Not only that, many CEOs are have incentives based on EPS – Earnings per Share. That’s a pretty common measure of how a company is tracking.
But it’s a ratio. So it’s entirely possible that earnings could be falling, but if the number of shares is falling more (through buy backs), EPS could be rising.
The CEO could be rewarded for being at the helm of a company that’s going backwards.
After the GFC and the money printing that followed, companies ended up with a lot of cash in the bank, and stock buybacks became rife.
This caught the eye of the SEC. In 2018 SEC Commissioner Robert Jackson Jr. instructed his staff to “take a look at how buybacks affect how much skin executives keep in the game.” This analysis revealed that in the eight days following a buyback announcement, executives on average sold five times as much stock as they had on an ordinary day. “Thus,” Jackson said, “executives personally capture the benefit of the short-term stock-price pop created by the buyback announcement.”
What’s more, a study by the research firm Fortuna Advisors found that, five years out, the stocks of companies that engaged in heavy buybacks performed worse for shareholders than the stocks of companies that didn’t.
And that kind of makes sense right? A buyback is a public statement that the company has nothing worth investing in. The best thing they can do with the money is give it away.
Hardly inspiring.
But here we are again. The money printers are on full-bore, not just in America but around the world. This meant that for my mind, more buybacks were inevitable.

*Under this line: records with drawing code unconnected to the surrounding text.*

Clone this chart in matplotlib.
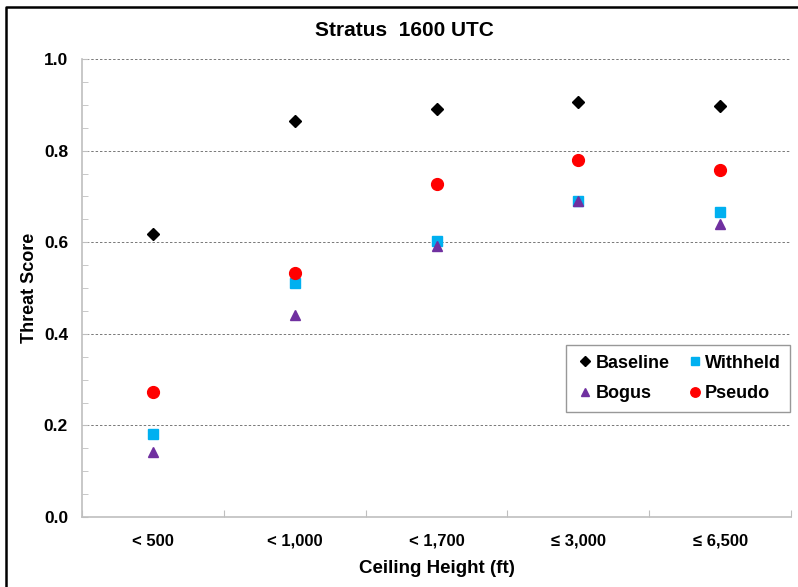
import numpy as np
import matplotlib.pyplot as plt
from matplotlib.lines import Line2D
from matplotlib.ticker import MultipleLocator

plt.rcParams['font.family'] = ['Liberation Sans', 'DejaVu Sans']

# Threat score per ceiling height category
categories = ['< 500', '< 1,000', '< 1,700', '\u2264 3,000', '\u2264 6,500']
baseline = [0.618, 0.864, 0.890, 0.907, 0.898]
withheld = [0.182, 0.511, 0.602, 0.690, 0.667]
bogus = [0.143, 0.442, 0.591, 0.689, 0.639]
pseudo = [0.273, 0.533, 0.726, 0.780, 0.758]

fig = plt.figure(figsize=(7.98, 5.87), dpi=100)
ax = fig.add_axes([82/798, 1 - 517/587, (791 - 82)/798, (517 - 59)/587])

x = np.arange(len(categories))
h_base, = ax.plot(x, baseline, 'D', color='black', ms=6.5, label='Baseline', zorder=3)
h_with, = ax.plot(x, withheld, 's', color='#00B0F0', ms=6.5, label='Withheld', zorder=3)
h_bog, = ax.plot(x, bogus, '^', color='#7030A0', ms=7.5, label='Bogus', zorder=3)
h_pse, = ax.plot(x, pseudo, 'o', color='#FF0000', ms=8.5, label='Pseudo', zorder=3)

ax.set_xlim(-0.5, len(categories) - 0.5)
ax.set_ylim(0, 1.0)
ax.yaxis.set_major_locator(MultipleLocator(0.2))
ax.yaxis.set_minor_locator(MultipleLocator(0.05))
ax.set_yticklabels([f'{v:.1f}' for v in ax.get_yticks()], fontsize=12.5, fontweight='bold')

# category labels between boundary ticks
ax.set_xticks(np.arange(-0.5, len(categories), 1.0))
ax.set_xticklabels([])
ax.set_xticks(x, minor=True)
ax.set_xticklabels(categories, minor=True, fontsize=12, fontweight='bold')
ax.tick_params(axis='x', which='major', direction='in', length=5, color='#bfbfbf')
ax.tick_params(axis='x', which='minor', length=0, pad=12)
ax.tick_params(axis='y', which='both', direction='in', length=4, color='#bfbfbf', pad=10)

ax.grid(axis='y', which='major', linestyle=(0, (2.5, 2)), color='#777777', linewidth=0.7)
ax.set_axisbelow(True)
for s in ['top', 'right']:
    ax.spines[s].set_visible(False)
for s in ['left', 'bottom']:
    ax.spines[s].set_color('#bfbfbf')
    ax.spines[s].set_linewidth(1.2)

ax.set_xlabel('Ceiling Height (ft)', fontsize=13.5, fontweight='bold', labelpad=8)
ax.set_ylabel('Threat Score', fontsize=13, fontweight='bold', labelpad=4)
fig.text(404/798, 1 - 30/587, 'Stratus  1600 UTC', fontsize=15, fontweight='bold',
         ha='center', va='center')

leg = ax.legend([h_base, h_bog, h_with, h_pse], ['Baseline', 'Bogus', 'Withheld', 'Pseudo'],
                ncol=2, loc='lower right', bbox_to_anchor=(0.999, 0.229),
                borderaxespad=0, prop={'weight': 'bold', 'size': 13},
                frameon=True, fancybox=False, markerscale=0.8,
                handletextpad=0.05, columnspacing=0.9, borderpad=0.55,
                labelspacing=0.75, handlelength=1.0)
leg.get_frame().set_edgecolor('#7f7f7f')
leg.get_frame().set_linewidth(1.0)

# outer chart frame (top and left edges)
fig.add_artist(Line2D([6/798, 6/798, 1], [0, 1 - 7/587, 1 - 7/587],
                      color='black', linewidth=1.8, transform=fig.transFigure))

fig.savefig('out.png', dpi=100)
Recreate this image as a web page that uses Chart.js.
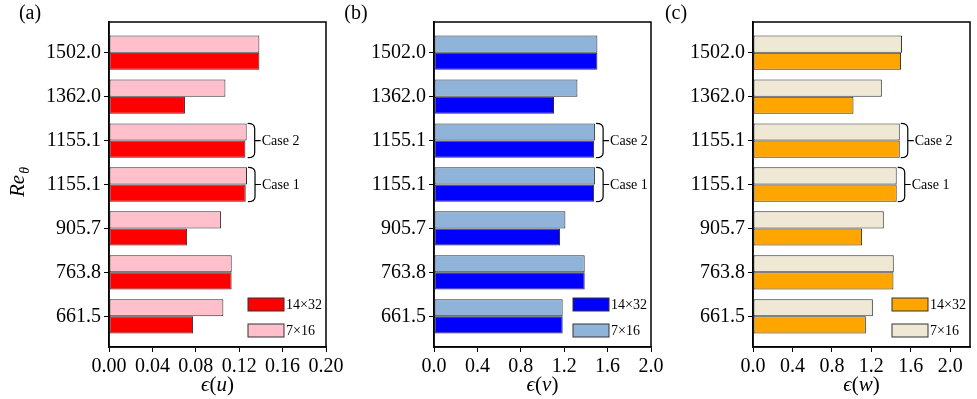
<!DOCTYPE html>
<html>
<head>
<meta charset="utf-8">
<script src="https://cdn.jsdelivr.net/npm/chart.js@4.4.0/dist/chart.umd.min.js"></script>
<style>
    html, body { margin: 0; padding: 0; background: #fff; width: 977px; height: 399px; overflow: hidden; }
    canvas { position: absolute; top: 0; }
</style>
</head>
<body>
<canvas id="chartU" width="350" height="399" style="left:0px"></canvas>
<canvas id="chartV" width="345" height="399" style="left:330px"></canvas>
<canvas id="chartW" width="322" height="399" style="left:655px"></canvas>
<script>
// --- Data (bottom to top) ---
const reLabels = ['661.5', '763.8', '905.7', '1155.1', '1155.1', '1362.0', '1502.0'];
const caseIndex = [3, 4];
const caseNames = ['Case 1', 'Case 2'];
const legendNames = ['14×32', '7×16'];

const uFine   = [0.0775, 0.113, 0.072, 0.126, 0.1257, 0.070, 0.1386];
const uCoarse = [0.1054, 0.1131, 0.1033, 0.1272, 0.1269, 0.1073, 0.1386];
const vFine   = [1.186, 1.389, 1.162, 1.476, 1.476, 1.106, 1.506];
const vCoarse = [1.186, 1.389, 1.211, 1.485, 1.485, 1.322, 1.506];
const wFine   = [1.144, 1.424, 1.106, 1.457, 1.488, 1.019, 1.501];
const wCoarse = [1.215, 1.427, 1.326, 1.457, 1.488, 1.306, 1.511];

const SERIF = "'Liberation Serif', 'Times New Roman', 'DejaVu Serif', serif";

// --- Helpers ---
function toPoints(values) {
    return values.map((v, i) => ({ x: v, y: i }));
}

function drawBrace(ctx, x, top, bottom, label) {
    const w = 7, r = 5, mid = (top + bottom) / 2;
    ctx.save();
    ctx.strokeStyle = '#000';
    ctx.lineWidth = 1.2;
    ctx.beginPath();
    ctx.moveTo(x, top);
    ctx.quadraticCurveTo(x + w, top, x + w, top + r);
    ctx.lineTo(x + w, bottom - r);
    ctx.quadraticCurveTo(x + w, bottom, x, bottom);
    ctx.moveTo(x + w, mid);
    ctx.lineTo(x + w + 6, mid);
    ctx.stroke();
    ctx.fillStyle = '#000';
    ctx.font = '14px ' + SERIF;
    ctx.textAlign = 'left';
    ctx.textBaseline = 'middle';
    ctx.fillText(label, x + w + 7, mid + 1);
    ctx.restore();
}

// draws mixed italic / upright pieces centred at cx
function drawMixed(ctx, parts, cx, baseline, size) {
    let total = 0;
    parts.forEach(p => {
        ctx.font = (p[1] ? 'italic ' : '') + size + 'px ' + SERIF;
        total += ctx.measureText(p[0]).width;
    });
    let x = cx - total / 2;
    parts.forEach(p => {
        ctx.font = (p[1] ? 'italic ' : '') + size + 'px ' + SERIF;
        ctx.fillText(p[0], x, baseline);
        x += ctx.measureText(p[0]).width;
    });
}

function decorPlugin(cfg) {
    return {
        id: 'decor',
        afterDraw(chart) {
            const ctx = chart.ctx;
            const area = chart.chartArea;
            const xs = chart.scales.x, ys = chart.scales.y;
            ctx.save();

            // frame
            ctx.strokeStyle = '#000';
            ctx.lineWidth = 1.5;
            ctx.strokeRect(area.left, area.top, area.right - area.left, area.bottom - area.top);

            // legend
            const boxW = 36, boxH = 13;
            const bx = area.right - 42 - boxW;
            [[cfg.dark, 298], [cfg.light, 324]].forEach((item, k) => {
                ctx.fillStyle = item[0];
                ctx.fillRect(bx, item[1], boxW, boxH);
                ctx.strokeStyle = '#333';
                ctx.lineWidth = 1;
                ctx.strokeRect(bx, item[1], boxW, boxH);
                ctx.fillStyle = '#000';
                ctx.font = '14px ' + SERIF;
                ctx.textAlign = 'left';
                ctx.textBaseline = 'middle';
                ctx.fillText(legendNames[k], bx + boxW + 2, item[1] + boxH / 2 + 1);
            });

            // braces
            const step = Math.abs(ys.getPixelForValue(1) - ys.getPixelForValue(0));
            caseIndex.forEach((idx, k) => {
                const end = Math.max(cfg.fine[idx], cfg.coarse[idx]);
                const x = xs.getPixelForValue(end) + 1;
                const c = ys.getPixelForValue(idx);
                drawBrace(ctx, x, c - step * 0.39, c + step * 0.39, caseNames[k]);
            });

            // x title
            ctx.fillStyle = '#000';
            ctx.textAlign = 'left';
            ctx.textBaseline = 'alphabetic';
            drawMixed(ctx, [['ϵ', true], ['(', false], [cfg.comp, true], [')', false]],
                (area.left + area.right) / 2, 391, 21);

            // panel label
            ctx.font = '20px ' + SERIF;
            ctx.textAlign = 'center';
            ctx.textBaseline = 'middle';
            ctx.fillText(cfg.panel, cfg.panelX, 14);

            // y title
            if (cfg.yTitle) {
                ctx.translate(24, 197);
                ctx.rotate(-Math.PI / 2);
                ctx.textAlign = 'left';
                ctx.textBaseline = 'alphabetic';
                ctx.font = 'italic 21px ' + SERIF;
                ctx.fillText('Re', 0, 0);
                const w = ctx.measureText('Re').width;
                ctx.font = 'italic 14px ' + SERIF;
                ctx.fillText('θ', w + 1, 5);
            }
            ctx.restore();
        }
    };
}

function makeChart(id, cfg) {
    return new Chart(document.getElementById(id), {
        type: 'bar',
        data: {
            datasets: [{
                label: legendNames[1],
                data: toPoints(cfg.coarse),
                backgroundColor: cfg.light,
                borderColor: '#2b2b2b',
                borderWidth: 1,
                borderSkipped: false,
                categoryPercentage: 0.78,
                barPercentage: 1.0
            }, {
                label: legendNames[0],
                data: toPoints(cfg.fine),
                backgroundColor: cfg.dark,
                borderColor: '#2b2b2b',
                borderWidth: 1,
                borderSkipped: false,
                categoryPercentage: 0.78,
                barPercentage: 1.0
            }]
        },
        options: {
            indexAxis: 'y',
            responsive: false,
            animation: false,
            layout: { padding: { top: 22, right: cfg.padRight, left: 0, bottom: 0 } },
            scales: {
                x: {
                    type: 'linear',
                    min: 0,
                    max: cfg.xMax,
                    ticks: {
                        stepSize: cfg.step,
                        includeBounds: false,
                        autoSkip: false,
                        maxRotation: 0,
                        padding: 3,
                        color: '#000',
                        font: { family: SERIF, size: 20 },
                        callback: v => Number(v).toFixed(cfg.digits)
                    },
                    grid: { display: true, drawOnChartArea: false, drawTicks: true, tickLength: 5, color: '#000' },
                    border: { display: true, color: '#000', width: 1.5 },
                    afterFit: s => { s.height = 52; s.paddingLeft = 0; s.paddingRight = 0; }
                },
                y: {
                    type: 'linear',
                    offset: false,
                    min: -0.7,
                    max: 6.7,
                    afterBuildTicks: s => { s.ticks = reLabels.map((_, i) => ({ value: i })); },
                    ticks: {
                        autoSkip: false,
                        padding: 3,
                        color: '#000',
                        font: { family: SERIF, size: 20 },
                        callback: v => reLabels[v]
                    },
                    grid: { display: true, offset: false, drawOnChartArea: false, drawTicks: true, tickLength: 5, color: '#000' },
                    border: { display: true, color: '#000', width: 1.5 },
                    afterFit: s => { s.width = cfg.yWidth; s.paddingTop = 0; s.paddingBottom = 0; }
                }
            },
            plugins: {
                legend: { display: false },
                tooltip: { enabled: false }
            }
        },
        plugins: [decorPlugin(cfg)]
    });
}

// --- Build the three panels ---
makeChart('chartU', {
    fine: uFine, coarse: uCoarse, dark: '#ff0000', light: '#ffc0cb',
    xMax: 0.2, step: 0.04, digits: 2, comp: 'u',
    yWidth: 109, padRight: 24, panel: '(a)', panelX: 30, yTitle: true
});
makeChart('chartV', {
    fine: vFine, coarse: vCoarse, dark: '#0000ff', light: '#8fb3d9',
    xMax: 2.0, step: 0.4, digits: 1, comp: 'v',
    yWidth: 104, padRight: 24, panel: '(b)', panelX: 26, yTitle: false
});
makeChart('chartW', {
    fine: wFine, coarse: wCoarse, dark: '#ffa500', light: '#eee8d5',
    xMax: 2.2, step: 0.4, digits: 1, comp: 'w',
    yWidth: 98, padRight: 7, panel: '(c)', panelX: 21, yTitle: false
});
</script>
</body>
</html>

And last week, ANZ showed us the way, with an announcement that they were going to buy back $1.5bn worth of their own shares:
Australia’s big four banks are estimated to be holding around $34 billion in surplus capital, with ANZ holding around $7 billion over and above a common equity tier 1 (CET1) ratio of 10.75 per cent.
ANZ chief executive officer Shayne Elliott referred to the bank’s capital position as “an embarrassment of riches” at the bank’s first-half result in May where it announced a 126 per cent rise in profit to $2.9 billion and 180 per cent increase in the first-half dividend to 70¢.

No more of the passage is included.